- TASK REQUIREMENTS -
Copy every line, exactly and only, from the line containing "Output the component" to the line containing "const colors: string[]", both lines included.

- RECORD EXTRACTS -
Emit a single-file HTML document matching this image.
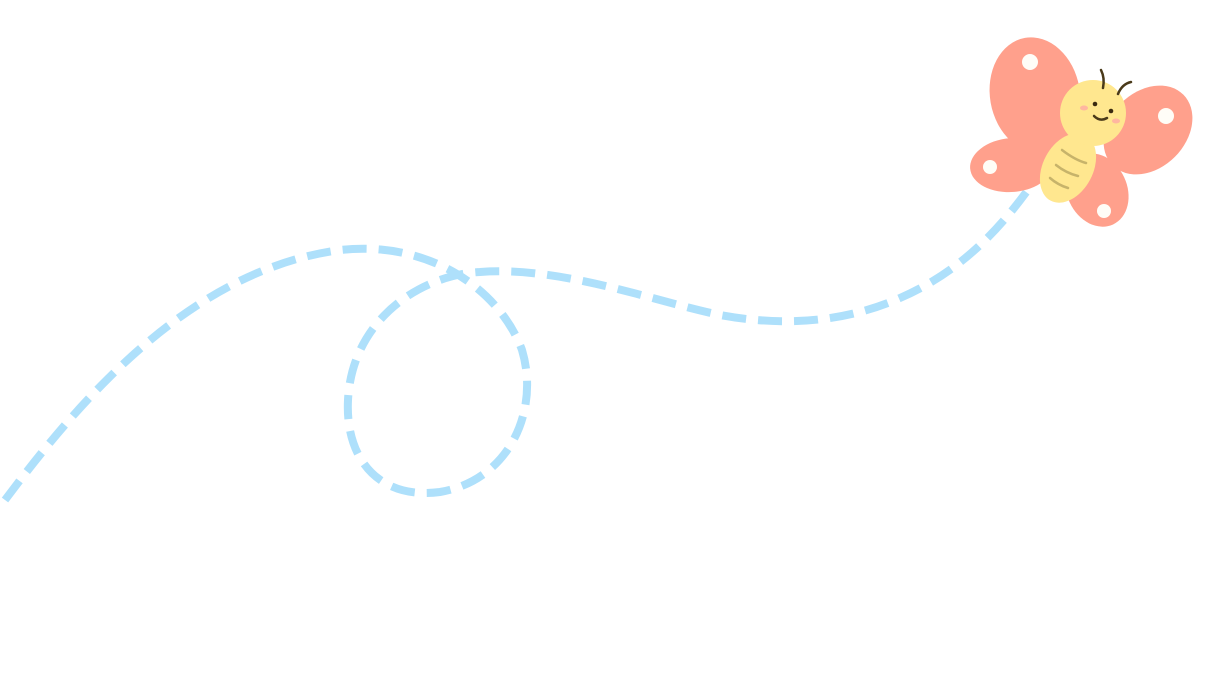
---
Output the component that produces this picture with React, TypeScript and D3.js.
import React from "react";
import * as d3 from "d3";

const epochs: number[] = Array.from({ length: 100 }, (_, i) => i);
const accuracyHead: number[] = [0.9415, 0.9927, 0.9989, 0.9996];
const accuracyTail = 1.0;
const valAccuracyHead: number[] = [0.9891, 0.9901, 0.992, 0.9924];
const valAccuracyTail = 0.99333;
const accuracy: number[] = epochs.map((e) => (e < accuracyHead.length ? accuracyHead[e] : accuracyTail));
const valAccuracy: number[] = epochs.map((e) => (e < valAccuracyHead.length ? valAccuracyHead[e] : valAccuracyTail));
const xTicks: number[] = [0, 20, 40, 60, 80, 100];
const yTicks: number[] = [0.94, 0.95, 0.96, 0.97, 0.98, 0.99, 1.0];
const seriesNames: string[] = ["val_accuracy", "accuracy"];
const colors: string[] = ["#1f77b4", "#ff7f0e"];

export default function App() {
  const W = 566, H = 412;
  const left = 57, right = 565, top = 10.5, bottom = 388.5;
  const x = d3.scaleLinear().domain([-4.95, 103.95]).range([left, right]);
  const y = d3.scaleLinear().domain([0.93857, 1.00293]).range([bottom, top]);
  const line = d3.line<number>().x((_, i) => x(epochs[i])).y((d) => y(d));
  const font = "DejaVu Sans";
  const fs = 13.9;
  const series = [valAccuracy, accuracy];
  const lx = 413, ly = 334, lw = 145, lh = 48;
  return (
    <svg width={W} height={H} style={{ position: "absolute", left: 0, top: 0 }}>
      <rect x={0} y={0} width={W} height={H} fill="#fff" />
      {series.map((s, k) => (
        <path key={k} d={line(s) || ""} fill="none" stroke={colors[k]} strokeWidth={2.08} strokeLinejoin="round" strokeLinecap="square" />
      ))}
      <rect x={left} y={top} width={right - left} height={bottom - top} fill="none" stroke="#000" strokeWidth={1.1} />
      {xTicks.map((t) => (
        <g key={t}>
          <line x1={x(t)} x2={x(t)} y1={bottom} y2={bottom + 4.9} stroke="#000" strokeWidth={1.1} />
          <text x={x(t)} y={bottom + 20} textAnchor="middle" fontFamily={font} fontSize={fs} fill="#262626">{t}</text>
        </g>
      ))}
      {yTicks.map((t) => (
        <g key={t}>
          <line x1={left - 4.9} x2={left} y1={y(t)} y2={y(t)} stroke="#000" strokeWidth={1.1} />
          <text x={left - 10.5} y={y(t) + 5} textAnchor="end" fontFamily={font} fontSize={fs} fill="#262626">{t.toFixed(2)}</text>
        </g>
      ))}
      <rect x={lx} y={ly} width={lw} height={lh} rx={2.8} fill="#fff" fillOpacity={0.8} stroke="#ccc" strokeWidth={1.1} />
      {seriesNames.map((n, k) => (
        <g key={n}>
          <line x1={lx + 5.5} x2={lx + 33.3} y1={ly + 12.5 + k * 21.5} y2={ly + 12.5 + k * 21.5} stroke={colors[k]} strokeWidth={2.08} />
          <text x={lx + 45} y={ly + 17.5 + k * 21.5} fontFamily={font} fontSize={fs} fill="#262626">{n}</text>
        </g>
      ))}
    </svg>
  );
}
---
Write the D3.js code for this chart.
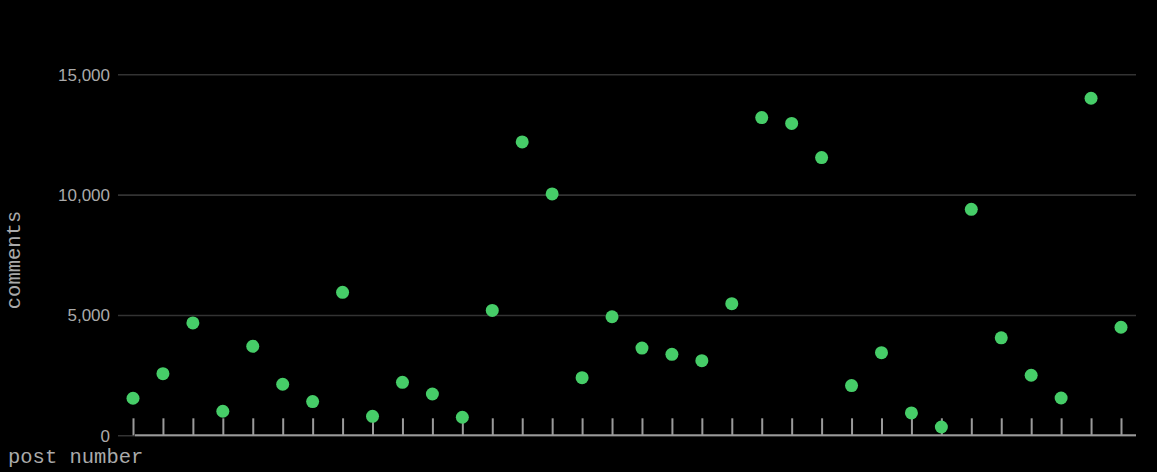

- ANSWER TO THIS TASK -
Output the component that produces this picture with React, TypeScript and D3.js.
import React from "react";
import * as d3 from "d3";

const epochs: number[] = Array.from({ length: 100 }, (_, i) => i);
const accuracyHead: number[] = [0.9415, 0.9927, 0.9989, 0.9996];
const accuracyTail = 1.0;
const valAccuracyHead: number[] = [0.9891, 0.9901, 0.992, 0.9924];
const valAccuracyTail = 0.99333;
const accuracy: number[] = epochs.map((e) => (e < accuracyHead.length ? accuracyHead[e] : accuracyTail));
const valAccuracy: number[] = epochs.map((e) => (e < valAccuracyHead.length ? valAccuracyHead[e] : valAccuracyTail));
const xTicks: number[] = [0, 20, 40, 60, 80, 100];
const yTicks: number[] = [0.94, 0.95, 0.96, 0.97, 0.98, 0.99, 1.0];
const seriesNames: string[] = ["val_accuracy", "accuracy"];
const colors: string[] = ["#1f77b4", "#ff7f0e"];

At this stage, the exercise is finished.